Diese Entwicklungen gehen an der agrarischen Bewegung nicht spurlos vorbei und eröffnen mitunter Raum für rechte Positionen. So berichtet etwa das Fachmagazin «Top Agrar» von einer an den Protesten beteiligten polnischen Organisation, die der rechten Regierungspartei PiS nahestehe. In Deutschland wird «Land schafft Verbindung» wegen fehlender Abgrenzung gegen die AfD kritisiert, die zuletzt Bäuer:innenproteste als Option zum Aufbau von Allianzen sah.

Auch in den Niederlanden besuchen die rechtspopulistische Freiheitspartei (PVV) oder das Forum voor Democratie (FvD) gerne entsprechende Kundgebungen. Dennoch: Die 2019 gegründete Farmers Defence Force (FDF), die in der jüngsten Protestwelle zur lautstärksten Vertreterin des dortigen Agrarsektors geworden ist, als per se rechtsextrem zu bezeichnen, ginge zu weit. Einem grossen Teil ihrer Aktivist:innen geht es just um die eingangs genannte Agenda der Brüsseler Kundgebung.

Zugleich bewegt sich die FDF in einem Milieu, in dem öffentlich-rechtliches Fernsehen pauschal als «Fake News» beschimpft wird, Umweltmassnahmen als weltfremdes Hobby urbaner Linksliberaler gelten oder man die umgedrehte Landesfahne schwingt – in Anlehnung an einen alten Brauch niederländischer Schiffe in Seenot, was heute als Code für einen vermeintlichen nationalen Notstand gilt.

Der Bundesverband Deutscher Milchviehhalter hat seine Teilnahme an den Brüsseler Protesten abgesagt. «Wir sehen den ‹Green Deal› durchaus auch kritisch», sagt Sprecher Hans Foldenauer. «Aber es gibt eine Notwendigkeit zur Veränderung der gesamten Ausrichtung in der Agrarpolitik. Den Einsatz von Pflanzenschutzmitteln oder Mineraldünger zu vermindern, ist nicht abwegig, damit muss man sich auseinandersetzen.»

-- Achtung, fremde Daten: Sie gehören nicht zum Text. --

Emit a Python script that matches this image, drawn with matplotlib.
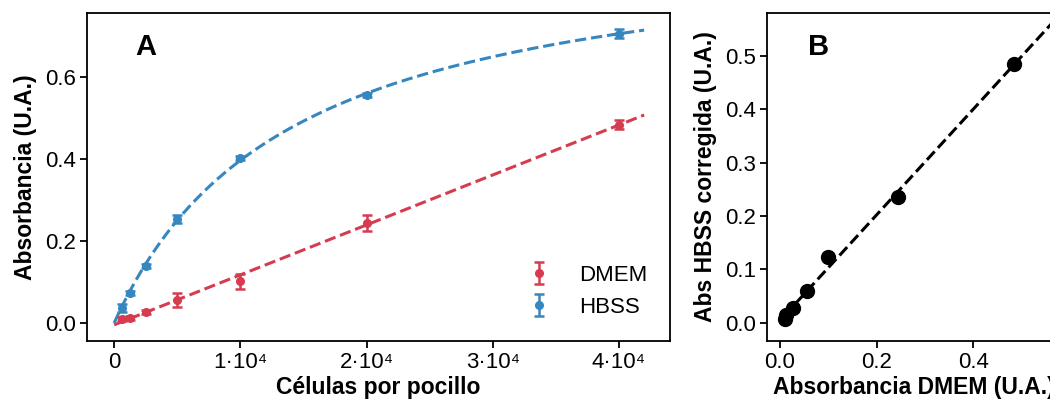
import numpy as np
import matplotlib
matplotlib.use("Agg")
import matplotlib.pyplot as plt
from matplotlib.ticker import FuncFormatter

plt.rcParams['font.family'] = ['Liberation Sans', 'DejaVu Sans']

# Data
cells = np.array([625, 1250, 2500, 5000, 10000, 20000, 40000])
abs_dmem = np.array([0.010, 0.012, 0.027, 0.056, 0.102, 0.244, 0.484])
err_dmem = np.array([0.004, 0.004, 0.004, 0.016, 0.018, 0.020, 0.012])
abs_hbss = np.array([0.037, 0.073, 0.139, 0.254, 0.402, 0.556, 0.706])
err_hbss = np.array([0.010, 0.005, 0.005, 0.010, 0.005, 0.006, 0.010])

# Panel B data
dmem_b = np.array([0.010, 0.012, 0.027, 0.055, 0.100, 0.244, 0.485])
hbss_corr = np.array([0.007, 0.015, 0.028, 0.060, 0.123, 0.235, 0.485])

red = '#d63c50'
blue = '#3687c0'

# fits
p_red = np.polyfit(cells, abs_dmem, 1)
best = None
for b in np.linspace(5000, 40000, 3501):
    f = cells / (b + cells)
    a = np.sum(f * abs_hbss) / np.sum(f * f)
    r = np.sum((abs_hbss - a * f) ** 2)
    if best is None or r < best[0]:
        best = (r, a, b)
_, a_mm, b_mm = best
xf = np.linspace(0, 42000, 300)

p_b = np.polyfit(dmem_b, hbss_corr, 1)
xb = np.linspace(0.01, 0.62, 100)

fig = plt.figure(figsize=(10.5, 4), dpi=100)
ax1 = fig.add_axes([0.083, 0.1475, 0.555, 0.82])
ax2 = fig.add_axes([0.7305, 0.1475, 0.279, 0.82])

ax1.plot(xf, np.polyval(p_red, xf), '--', color=red, lw=2.2)
ax1.plot(xf, a_mm * xf / (b_mm + xf), '--', color=blue, lw=2.2)
ax1.errorbar(cells, abs_dmem, yerr=err_dmem, fmt='o', color=red, ms=5.5,
             capsize=3.5, elinewidth=1.8, capthick=1.8, label='DMEM')
ax1.errorbar(cells, abs_hbss, yerr=err_hbss, fmt='o', color=blue, ms=5.5,
             capsize=3.5, elinewidth=1.8, capthick=1.8, label='HBSS')
ax1.set_xlim(-2140, 44040)
ax1.set_ylim(-0.044, 0.756)
ax1.set_xticks([0, 10000, 20000, 30000, 40000])
ax1.set_yticks([0.0, 0.2, 0.4, 0.6])
ax1.xaxis.set_major_formatter(FuncFormatter(
    lambda v, p: '0' if v == 0 else f'{int(v / 1e4)}\u00b710\u2074'))
ax1.yaxis.set_major_formatter(FuncFormatter(lambda v, p: f'{v:.1f}'))
ax1.set_xlabel('Células por pocillo', fontsize=16.5, fontweight='bold',
               labelpad=2)
ax1.set_ylabel('Absorbancia (U.A.)', fontsize=16.5, fontweight='bold',
               labelpad=6)
ax1.text(0.082, 0.895, 'A', transform=ax1.transAxes, fontsize=21,
         fontweight='bold', va='center')
ax1.legend(loc='lower right', frameon=False, fontsize=16,
           bbox_to_anchor=(0.995, 0.01), handletextpad=0.8, labelspacing=0.5)

ax2.plot(xb, np.polyval(p_b, xb), '--', color='black', lw=2.2)
ax2.plot(dmem_b, hbss_corr, 'o', color='black', ms=10)
ax2.set_xlim(-0.027, 0.58)
ax2.set_ylim(-0.034, 0.58)
ax2.set_xticks([0.0, 0.2, 0.4])
ax2.set_yticks([0.0, 0.1, 0.2, 0.3, 0.4, 0.5])
ax2.set_xlabel('Absorbancia DMEM (U.A.)', fontsize=16.5, fontweight='bold',
               labelpad=2)
ax2.set_ylabel('Abs HBSS corregida (U.A.)', fontsize=16.5, fontweight='bold',
               labelpad=6)
ax2.text(0.14, 0.895, 'B', transform=ax2.transAxes, fontsize=21,
         fontweight='bold', va='center')

for ax in (ax1, ax2):
    ax.tick_params(labelsize=16, width=1.3, length=5, pad=3)
    for s in ax.spines.values():
        s.set_linewidth(1.3)

fig.savefig('out.png', dpi=100)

Entscheidend für den Rückzug sei vor allem die Rhetorik in Teilen des Protestbündnisses gewesen. «Wenn man EU-Politiker:innen vorwirft, mit dem ‹Green Deal› Hunger und Tod in Afrika zu verursachen, kann man nicht ernst genommen werden», so Foldenauer. «Das geschieht eher durch die heutige Agrarpolitik, wenn eine landwirtschaftliche Fläche genutzt wird, um Futtermittel anzubauen statt Lebensmittel für die Bevölkerung.»